I used some of it already. But as I am working with a booking system I must have records 1 year ahead, thus can not compare to &get_date.

I am trying something like this:
-------------
sub get_defaults {
# --------------------------------------------------------
# Returns a hash of the defaults used for a new record.

my (%default);

foreach $field (keys %db_defaults) {
$default{$field} = $db_defaults{$field};
}

if ($db_key_track) {
open (ID, "<$db_id_file_name") or &cgierr("error in get_defaults. unable to open id file: $db_id_file_name.\nReason: $!");
if ($db_use_flock) { flock(ID, 1); }
need to define $prefix?
$count = substr(<ID>,5)+1;
($count < 100 and 9 < $count ) and ($count = "0$count");
($count < 10) and ($count = "00$count");
if (364 < $count) {$count="001" and $prefix=2000};
$default{$db_key} = "$prefix-$count"; # Get next ID number
close ID;
}
return %default;
}
-----------
I need to set $prefix to the first 4 characters of the <ID> for the start?
($prefix, $count) = unpack("A4 x1 A*", <ID> );
didnt seem to work for me

Dear poulR,

I am glad that the thread I started has been of help to people. I have a similar ID and here is how I solve the 2000 switch:


This code is found at the end of the get_defaults subrouting in db.cgi. Note that the ID is stored in my case as YY-###. The unpack function splits it into $prefix = YY and $count=###. If you are new to PERL the "A2 x1 A*" argument splits the ID in two strings, the first containing the first two bytes, then skips one (the hyphen) then the second string consists of the remaining bytes.

My ID's increment by three, thus $count= $count+3.

I then set the $test variable to the last two digits of the year returned by the get_date subroutine. This time I used substr which is similar to unpack. (&get_date,-2) returns the last two bytes of &get_date.

Then I compare the $test year and the $prefix year. If they aren't the same the year has changed since we added the last record and I set $prefix = $test (the new year) and rest the counter to 100. Otherwise the ID simply is $prefix-$count.
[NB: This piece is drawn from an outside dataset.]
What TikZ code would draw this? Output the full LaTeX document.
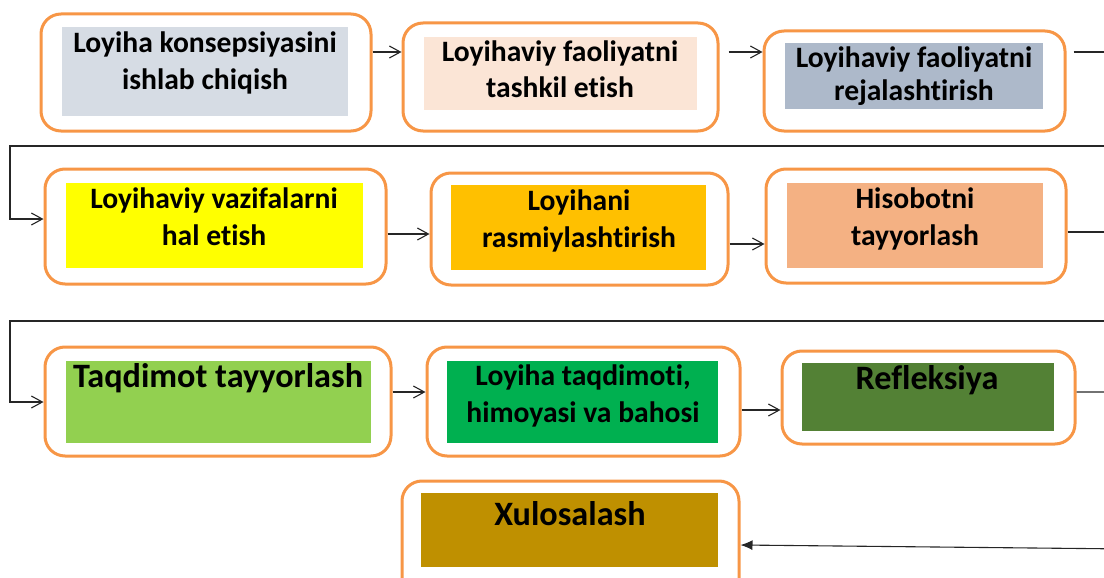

Hope this helps. Since you have one record for each day in the year your code could be simpler: simply reset $prefix and $count if ($count = 366). You can figure out how you want to do it!

I think the following should work for your date field. Multiply the $count number, eg. 236 is the 236th day, by 24x60x60 to turn it into UNIX seconds. Then turn this into the date with &get_date but change it to return only the $day-$month. Then add the $prefix year to the end. There are probably a lot more simple ways to do this too. It's just an idea. It's probably better to write a short PERL script to populate your database array if I understand what you are trying to do.

Sincerely,
Lauren Stegman

Well I came up with this by now , and it does what i wanted:

---------
sub get_defaults {
# --------------------------------------------------------
# Returns a hash of the defaults used for a new record.

my (%default);

foreach $field (keys %db_defaults) {
$default{$field} = $db_defaults{$field};
}

if ($db_key_track) {
open (ID, "<$db_id_file_name") or &cgierr("error in get_defaults. unable to open id file: $db_id_file_name.\nReason: $!");
if ($db_use_flock) { flock(ID, 1); }
($prefix, $count) = unpack("A4 x1 A*", <ID> );
$count = $count+1;
($count < 100 and 9 < $count) and ($count = "0$count");
($count < 10) and ($count = "00$count");
if (364 < $count) {$count="001" and $prefix="2000"};
$default{$db_key} = "$prefix-$count"; # Get next ID number
close ID;
}
return %default;
}
----------
counts from 1999-001 and changes to 2000-001 from 1999-365, and I I put a Validation of ID in the cfg-file, as it is really important that this format is right through-out:

-----
%db_def = (
ID => [0, 'numer', 5, 8, 1, '', '\d{4}-[0-3]\d{2}'],

------
maybe better '[1-2]\d{3}-[0-3]\d{2}'

I am sure this can be done a lot nicer, but I know practically nothing about perl.

I do want my date field to refect the real date format 30-jan-1999 from the ID. So that if ID is 1999-030 , the string 30-jan-1999 is written in another field.

I can do something like:

------
sub get_datcvt {
# --------------------------------------------------------
# Convert ID-count to datestring
#

if ($count > 334) { $md = dec and $udag = $count - 334 ; }
elsif ($count > 304) { $md = nov and $udag = $count - 304 ; }
elsif ($count > 273) { $md = okt and $udag = $count - 273 ; }
elsif ($count > 243) { $md = sep and $udag = $count - 243 ; }
elsif ($count > 212) { $md = aug and $udag = $count - 212 ; }
elsif ($count > 181) { $md = jul and $udag = $count - 181 ; }
elsif ($count > 151) { $md = jun and $udag = $count - 151 ; }
elsif ($count > 120) { $md = maj and $udag = $count - 120 ; }
elsif ($count > 90) { $md = apr and $udag = $count - 90 ; }
elsif ($count > 59) { $md = mar and $udag = $count - 59 ; }
elsif ($count > 31) { $md = feb and $udag = $count - 31 ; }
else ($count > 0) { $md = jan and $udag = $count ; }

return "$udag-$md-$prefix";
}

But how do I get in the code, and will it work?

I again am sure it can be done in a much more elegant way?